Finnish indie games specifically seem drawn to melancholic examinations of struggling in harsh environments. My Summer Car simulated rural Finnish poverty through car repair. Now Sucks to Be in the Sticks explores it through vampire mythology. There’s something distinctly Finnish about finding supernatural horror in economic precarity and social isolation rather than haunted mansions or demon invasions.

FAQs

When does Sucks to Be in the Sticks release?

The full game is targeting Q1 2026 release, though some sources list Q2 2026. A playable demo featuring refined content is currently available on Steam for free, allowing players to experience the game’s opening chapters and core mechanics before committing to a purchase when the full version launches.

What platforms will the game be available on?

Sucks to Be in the Sticks is confirmed for Windows PC via Steam. Console versions including Nintendo Switch have not been announced. The developer expressed uncertainty about porting due to the challenges indie developers face when adapting games for console platforms, suggesting PC will remain the primary focus.

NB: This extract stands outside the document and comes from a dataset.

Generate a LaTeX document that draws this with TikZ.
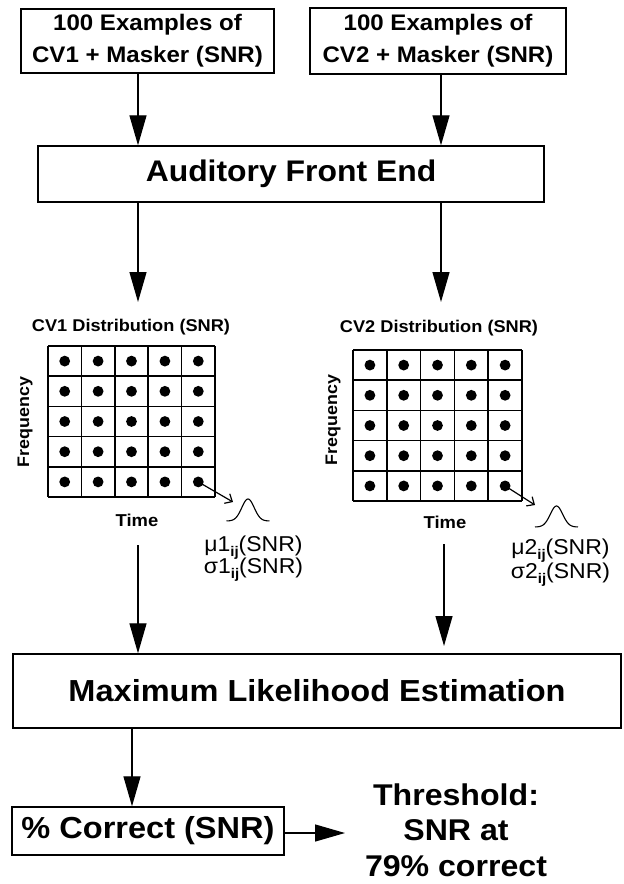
\documentclass[tikz,border=0pt]{standalone}
\usepackage{fontspec}
\setmainfont{Liberation Sans}
\usetikzlibrary{arrows.meta}
\newcommand\hs[1]{\scalebox{1.07}[1]{#1}}
\newcommand\fs[1]{\fontsize{#1}{#1}\selectfont}
\begin{document}
\begin{tikzpicture}[x=1pt,y=-1pt,
  box/.style={draw,line width=1.4pt,inner sep=0pt},
  conn/.style={line width=1.3pt,-{Triangle[length=30pt,width=17pt]}},
  smallarr/.style={line width=1.2pt,-{Straight Barb[length=6pt,width=11pt]}},
  gridline/.style={line width=1.5pt},
  bump/.style={line width=1.1pt},
  ]
\useasboundingbox[fill=white] (0,0) rectangle (624,884);

% input boxes
\node[box,minimum width=253pt,minimum height=64pt,align=center,font=\bfseries\fontsize{22.5}{32}\selectfont] (in1) at (147.5,41) {\hs{100 Examples of}\\\hs{CV1 + Masker (SNR)}};
\node[box,minimum width=256pt,minimum height=66pt,align=center,font=\bfseries\fontsize{22.5}{32}\selectfont] (in2) at (438,41) {\hs{100 Examples of}\\\hs{CV2 + Masker (SNR)}};

% auditory front end
\node[box,minimum width=506pt,minimum height=56pt,font=\bfseries\fs{29.8}] (afe) at (291,174) {\hs{Auditory Front End}};

% distribution titles
\node[font=\bfseries\fs{17}] (d1t) at (131,327) {\hs{CV1 Distribution (SNR)}};
\node[font=\bfseries\fs{17}] (d2t) at (439,328.5) {\hs{CV2 Distribution (SNR)}};

% grid 1
\foreach \i in {0,...,5} {
  \draw[gridline] ({48+\i*167/5},346) -- ({48+\i*167/5},497);
  \draw[gridline] (48,{346+\i*151/5}) -- (215,{346+\i*151/5});
}
\foreach \i in {0,...,4} \foreach \j in {0,...,4}
  \fill ({48+(\i+0.5)*33.4},{346+(\j+0.5)*30.2}) circle[radius=5.4pt];
% grid 2
\foreach \i in {0,...,5} {
  \draw[gridline] ({353+\i*169/5},350) -- ({353+\i*169/5},501);
  \draw[gridline] (353,{350+\i*151/5}) -- (522,{350+\i*151/5});
}
\foreach \i in {0,...,4} \foreach \j in {0,...,4}
  \fill ({353+(\i+0.5)*33.8},{350+(\j+0.5)*30.2}) circle[radius=5.4pt];

% axis labels
\node[rotate=90,font=\bfseries\fs{16.7}] (f1) at (25,422) {\hs{Frequency}};
\node[rotate=90,font=\bfseries\fs{16.7}] (f2) at (333,420) {\hs{Frequency}};
\node[font=\bfseries\fs{17.2}] (tm1) at (137,520) {\hs{Time}};
\node[font=\bfseries\fs{17.2}] (tm2) at (445,522) {\hs{Time}};

% small arrows and bumps
\coordinate (ld1) at (198.3,481.9);
\coordinate (ah1) at (233,502);
\draw[smallarr] (ld1) -- (ah1);
\draw[bump] plot[domain=-1:1,samples=60,smooth] ({248+21.5*\x},{521-22*exp(-6*\x*\x)});
\coordinate (ld2) at (505.1,485.9);
\coordinate (ah2) at (535,505);
\draw[smallarr] (ld2) -- (ah2);
\draw[bump] plot[domain=-1:1,samples=60,smooth] ({556.5+21.5*\x},{527-21*exp(-6*\x*\x)});

% parameter labels
\node[anchor=base,font=\fs{21.5}] (mu1) at (253.5,551) {\hs{μ1\raisebox{-0.25em}{\fs{14}\bfseries ij}(SNR)}};
\node[anchor=base,font=\fs{21.5}] (sg1) at (253.5,573) {\hs{σ1\raisebox{-0.25em}{\fs{14}\bfseries ij}(SNR)}};
\node[anchor=base,font=\fs{21.5}] (mu2) at (560.5,554) {\hs{μ2\raisebox{-0.25em}{\fs{14}\bfseries ij}(SNR)}};
\node[anchor=base,font=\fs{21.5}] (sg2) at (560.5,578) {\hs{σ2\raisebox{-0.25em}{\fs{14}\bfseries ij}(SNR)}};

% MLE
\node[box,minimum width=608pt,minimum height=74pt,font=\bfseries\fs{30.4}] (mle) at (317,691) {\hs{Maximum Likelihood Estimation}};
% percent correct
\node[box,minimum width=272pt,minimum height=48pt,font=\bfseries\fs{30.4}] (pc) at (148,831) {\hs{\% Correct (SNR)}};
% threshold
\node[align=center,font=\bfseries\fontsize{30}{35.5}\selectfont] (thr) at (456,830) {\hs{Threshold:}\\\hs{SNR at}\\\hs{79\% correct}};

% connectors
\coordinate (c1) at (138,0);
\coordinate (c2) at (441,0);
\draw[conn] (in1.south -| c1) -- (afe.north -| c1);
\draw[conn] (in2.south -| c2) -- (afe.north -| c2);
\coordinate (t1) at (138,302);
\coordinate (t2) at (441,302);
\draw[conn] (afe.south -| t1) -- (t1);
\draw[conn] (afe.south -| t2) -- (t2);
\coordinate (s1) at (138,545);
\draw[conn] (s1) -- (mle.north -| s1);
\coordinate (s2) at (444,544);
\coordinate (e2) at (444,646);
\draw[conn] (s2) -- (e2);
\coordinate (c3) at (132,0);
\draw[conn] (mle.south -| c3) -- (pc.north -| c3);
\coordinate (ta) at (345,833);
\draw[conn] (pc.east |- ta) -- (ta);
\end{tikzpicture}
\end{document}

What is the difference between drinking blood and consuming energy?

Blood-drinking forces you to witness victims’ darkest traumatic memories, causing psychological damage to your character while preserving victims’ capacity to dream. Energy consumption destroys people’s aspirations and dreams permanently but spares you the trauma of experiencing their memories. Both options carry severe consequences with no morally clean choice available.

Is this game appropriate for all ages?

No, the game carries mature content warnings including some nudity or sexual content and general mature themes. The psychological horror, adult situations, and heavy themes around trauma, addiction, and economic struggle make it unsuitable for younger players. It’s designed explicitly for adult audiences comfortable with dark narrative content.

Who is developing Sucks to Be in the Sticks?

CoAction, described as a small group from Finland, is developing the game. Reddit posts identify Alyona as the sole developer, suggesting this might be a one-person project or a very small team where one person handles most development work. This explains the game’s focused scope and narrative-driven approach rather than complex gameplay systems.

What gameplay does the game actually involve?

The game is described as a life simulator and narrative adventure. Gameplay involves taking odd jobs like floor scrubbing and moonshine brewing to earn money, following daily routines, making choices about how to feed as a vampire, and uncovering the secrets of townspeople through conversations and your feeding method. It’s more about choices and narrative than action or combat.

Can you avoid drinking blood entirely?

The game suggests you can switch to consuming energy instead of blood, which is what modern vampires in this universe typically do. However, your character is specifically cursed to hunger for blood, so transitioning to energy likely involves mechanical challenges or consequences. The description mentions trying to switch to more wholesome sustenance, implying it’s possible but difficult.

What makes this different from other vampire games?

Most vampire games focus on power fantasy or gothic romance. Sucks to Be in the Sticks grounds vampirism in working-class economic struggle in a post-Soviet northern town. You’re not a powerful aristocrat but a teenager trying to pay bills while dealing with supernatural hunger. The moral choice between blood and energy consumption creates psychological horror rather than action-focused gameplay.

Conclusion

Sucks to Be in the Sticks represents an ambitious attempt to deconstruct vampire mythology through the lens of economic precarity and moral ambiguity. By positioning the vampire protagonist as a struggling teenager in a decaying post-Soviet town rather than a powerful supernatural aristocrat, CoAction has created space for fresh commentary on class, addiction, and the cost of survival. The choice between consuming blood and witnessing trauma versus stealing dreams and preserving sanity offers genuine moral complexity without easy answers. Whether you’re drawn to narrative-focused indies, dark comedy, or simply vampire stories that break from tired tropes, this Finnish oddity deserves attention. The demo available now on Steam provides a risk-free opportunity to experience CoAction’s vision before the Q1 2026 release. Just remember that despite the life simulator framing, this leans much darker than cozy farming games. You’re not tending crops. You’re deciding whether to literally or metaphorically drain your neighbors while trying to afford rent. That’s the kind of uncomfortable choice that makes for memorable storytelling, even if it doesn’t make for comfortable playing.